Die leicht geöffneten Münder von Teufel, Soldat und greisem Kommandanten bezeugen, dass zwischen den drei Figuren ein unmittelbarer Kontakt besteht. Der Einfluss des Kommandanten auf den Soldaten und damit auf Krieg oder Frieden scheint schwach zu sein. Seine Züge bleiben schemenhaft und lösen sich in einem Doppelgesicht auf. Er ist die staatstragende, gottgewollte Kraft, der Hoffnungsträger, der vielleicht nicht mehr imstande sein wird, den Krieg zu verhindern. Der ewig weibliche, lebensspendende, angedeutet in dem vollbrüstigen Torso über seinem Kopf, stellt die Verbindung zwischen Kommandanten und Gottwesen her, einem im oberen Bilddrittel in Graffiti-Manier skizzierten, bärtigen Altmännerkopf.
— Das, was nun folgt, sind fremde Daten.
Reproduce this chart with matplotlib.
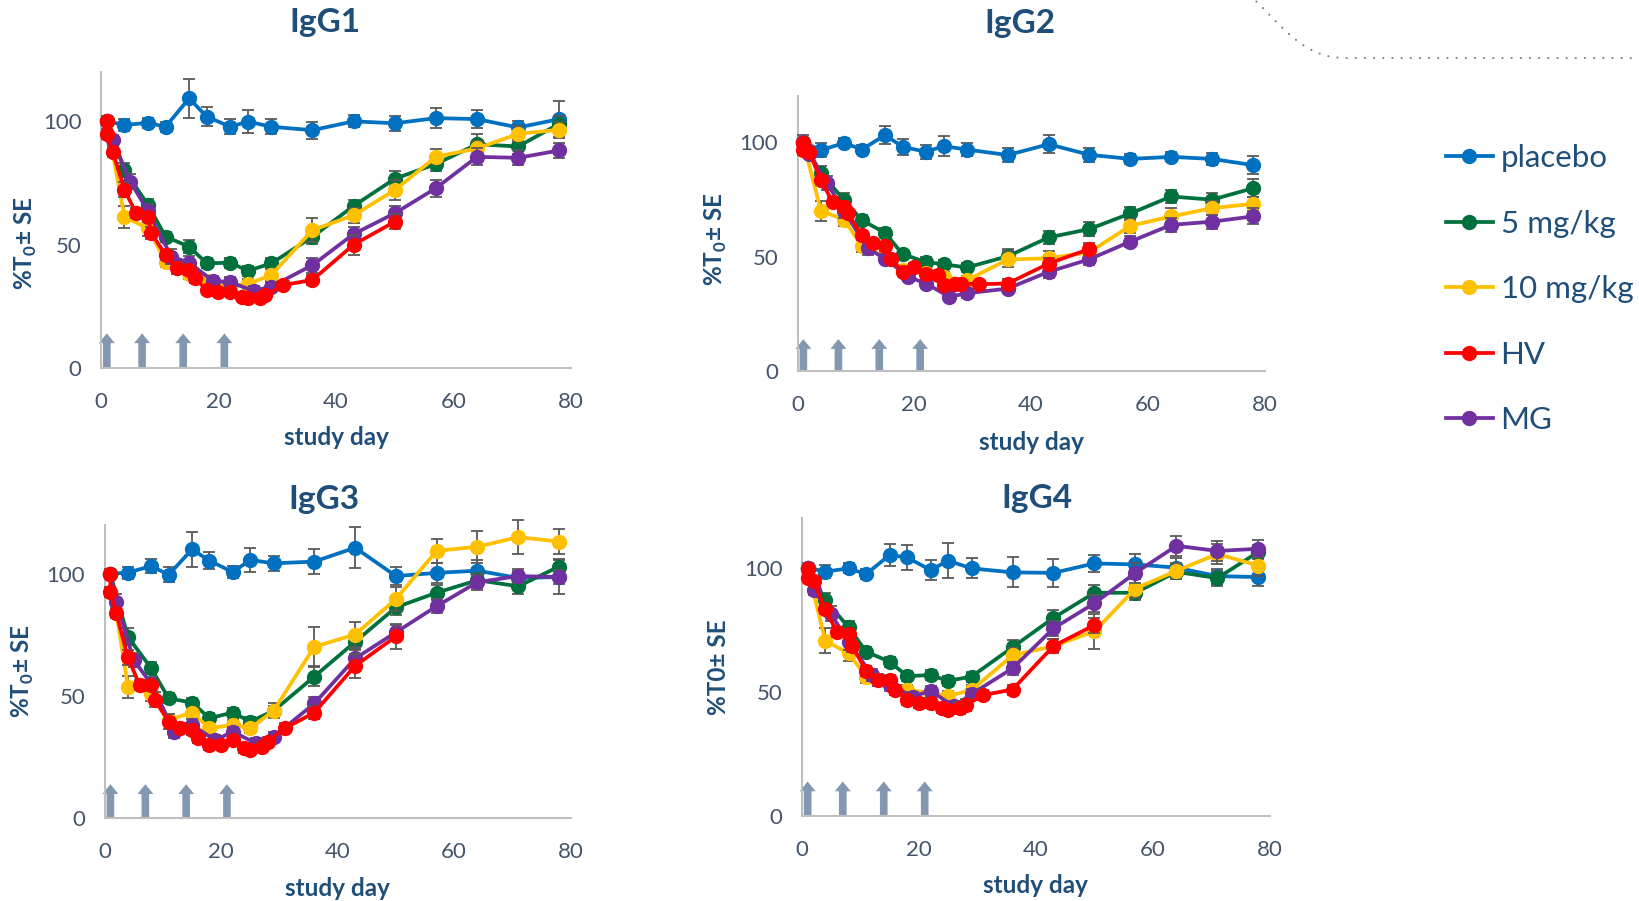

Auch die Macht des Teufels über den Soldaten ist eingeschränkt. Luzifer operiert aus einem dunklen Gehäuse heraus, den Blick fest auf den Soldaten gerichtet. Dabei legt er die Tatze auf die Schulter des Gottwesens, wohl um dessen Einfluss abzuschwächen. Das blicklose Profil des Soldaten ist den Kommandanten zugewandt. Sein ich verschmilzt dabei mit dem Helm zu einer fest gefügten Einheit. Während er einen Dialog mit dem väterlichen Befehlshaber führt, ist er längst in den Einflussbereich des Popen gelangt. Der Kirchmann verkörpert den christlichen Glauben. Er ist Gegenspieler des Kommandanten und hat wie dieser Teil an der göttlichen Gnade: Ein breiter Lichtstrahl, unmittelbar vom Gottwesen ausgehend, erleuchtet sein leicht aufwärts gerichtetes, kantiges Gesicht. Der Pope besitzt als einzige wirklich überlegene Macht.
Nur die Tonsur weist auf die geistige Würde dieser Figur hin. Das energische Profil läßt eher an den Typen eines Heerführers der Renaissance denken wie ihn der Condottiere und Humanist Federico da Montefeltro in Piero della Francescas gemalten Profilbildnis weist. Es sind die großen Leitthemen unserer irdischen Befindlichkeit, das `kollektive Unbewußte`, das den Künstler bewegt: Stammesmythen und Zivilisation, Christentum, Gott und Teufel, Kirche und Staat, Krieg und Frieden. Im Mittelpunkt steht der Mensch. Wie der Soldat bedarf er einer Orientierungshilfe, einer Marschroute. Er kennt seinen Weg nicht, steht im Fadenkreuz widerstreitender Kräfte. Wird er zum Spielball dieser Mächte oder kann er mit dem freien Willen selbst entscheiden, welche Richtung er einschlagen möchte? Bernd D. Heßbrügge unterstellt den Soldaten der Befehlsgewalt des Popen. Die Kirchengeschichte ist reich an kriegerischen Päpsten und Bischöfen. Es ist daher nicht ausgeschlossen, dass der Pope den Soldaten seinen Machtinteressen opfert.
Kriege, so sagt man, liegen in der Natur des Menschen. Dennoch ist Hoffnung. Das sanfte `sfumato` der zarten an Leonardo gemahnenden Tonabstufungen. Liegt wie ein Dunstschleier aus Licht und Luft über dem mit altmeisterlicher Sorgfalt gestalteten Bildgeschehen und erzeugt eine lyrische Grundstimmung. "Lange Zeit habe ich mich mit dem Krieg beschäftigt", meint Bernd D. Heßbrügge. "Jetzt möchte ich mich dem Frieden widmen."